I have gotten to a fork in the road where I am getting closer and closer to making a life altering decision. It is high time for me to start living the life I truly want to live. The life that makes me happy. I am soon 42 years old and it is about time that I do what I want to do and not continue doing what (I think) people expect of me.
To some of you, I am sure that what I am writing next is shocking and you are going to think that I am about to throw my life away – my education, my career and my “potential”. And perhaps I am. But I am doing it for a very simple, and in my world, a very good reason: the pursuit of happiness!

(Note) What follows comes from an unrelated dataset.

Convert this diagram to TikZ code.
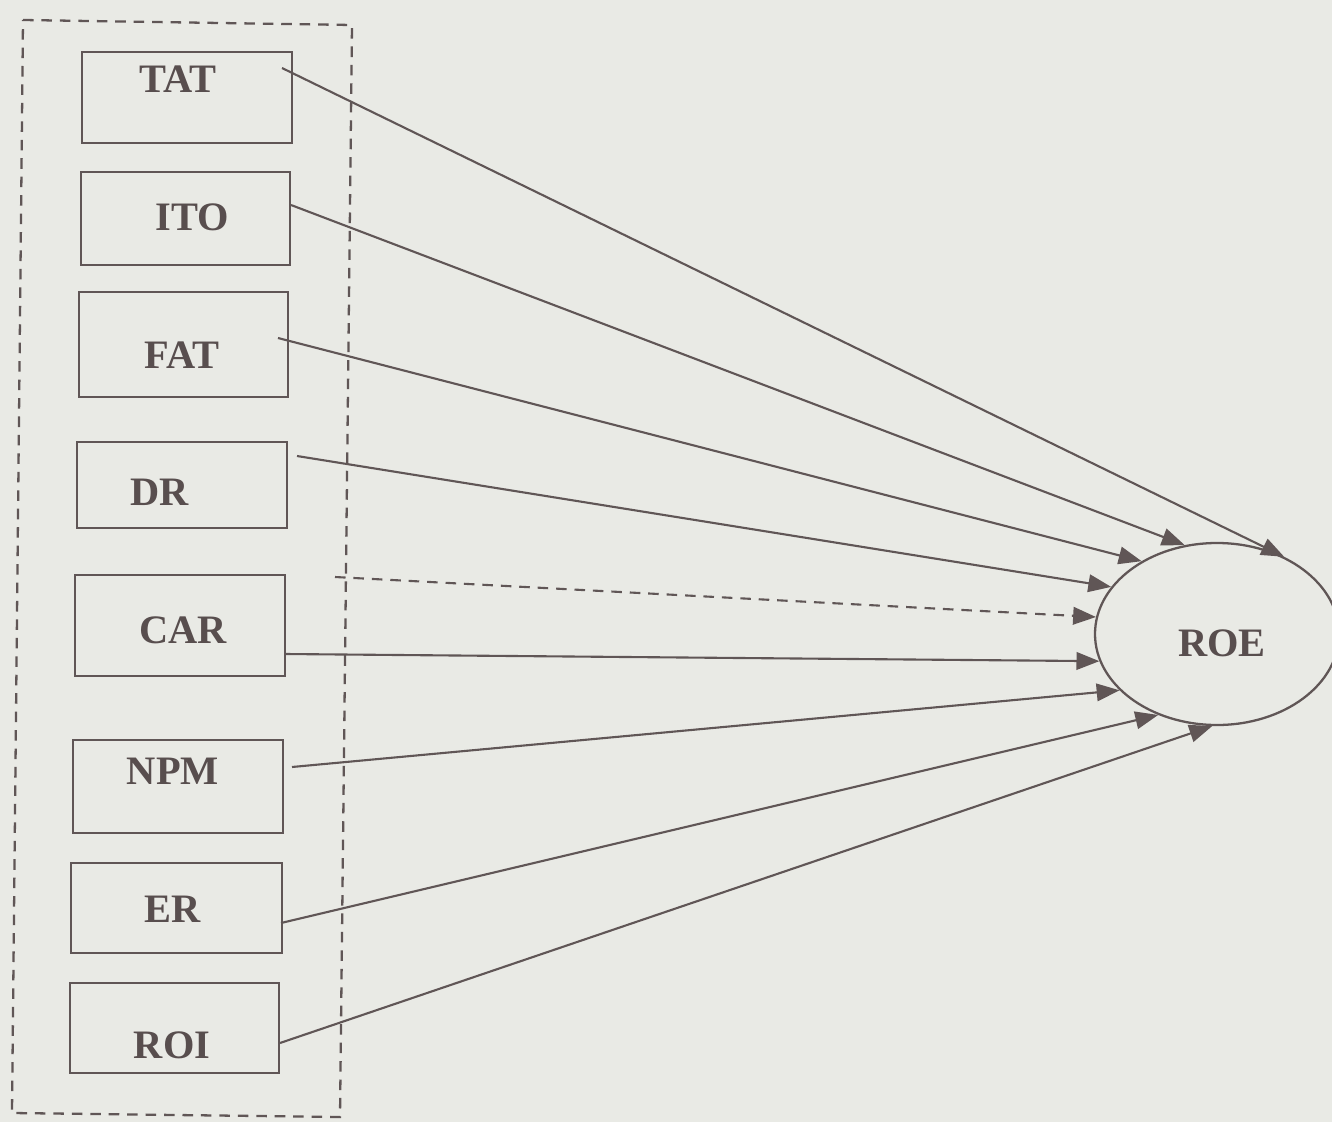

I am at mid-point. I am half through my life, if I am lucky and I get to stay healthy and free from illness and injuries. And I want to make the most of it. I want to feel alive. I want to be happy. I want to wake up every morning and be somewhere I like to be. Do what I like to do. Enjoy living and being alive. It’s as simple as that.
I have done a lot of reflection and introspection over the last 6-7 months, as my loyal readers and friends know. And I have realized that “stuff” or money does not make me happy. I have a nice house that I own. I have a nice car and two wardrobes full of very nice, expensive clothes. I make a fair amount of money and it gives me the freedom to go anywhere and do anything, within reason. But I am not happy.
So I am starting to downsize my life. I am starting to make adjustments and take steps to “cash out” and pursue happiness. I know that I should be patient and not jump the gun. I need a few more years to secure my future – and my retirement more specifically. But I have never been patient and I am starting to trust life and the power of living in the now to the extent that I am thinking that it will all work itself out in the end.
Why worry about it now? Why not live in the now and be happy while I am healthy and deal with whatever the universe has in store for me, when I need to worry about it? Who knows if I will wake up tomorrow? Who knows if I will live to 80 or 90? And who’s to say that I won’t still be able to be happy and healthy at 80, even if I do pull the plug now?
Let’s look at it from the other side of things: Who is to say that it won’t be the direct opposite? That if I carry on a life full of stress, bad health decisions and lots of spiritual and mental unhappiness, it won’t in fact make me sick? And kill me ahead of time?
If there is one thing I firmly believe, it is that body and mind are very closely connected, and if one is “sick” the other cannot be healthy. At least not in the long run…. So perhaps it is time to tend to my mind, as well as my body, and keep my mind happy and healthy. And the body will simply follow…. And if it doesn’t, then what says that it would have just because I stayed in a life that made me unhappy? I think it is time that I follow my heart for a change. It is time to tell the brain (which is very different from the “mind”!) to shut up and just go with it…
I think it is time to cut the chord, go traveling for a year and figure out who, what and where I want to be, when I grow up!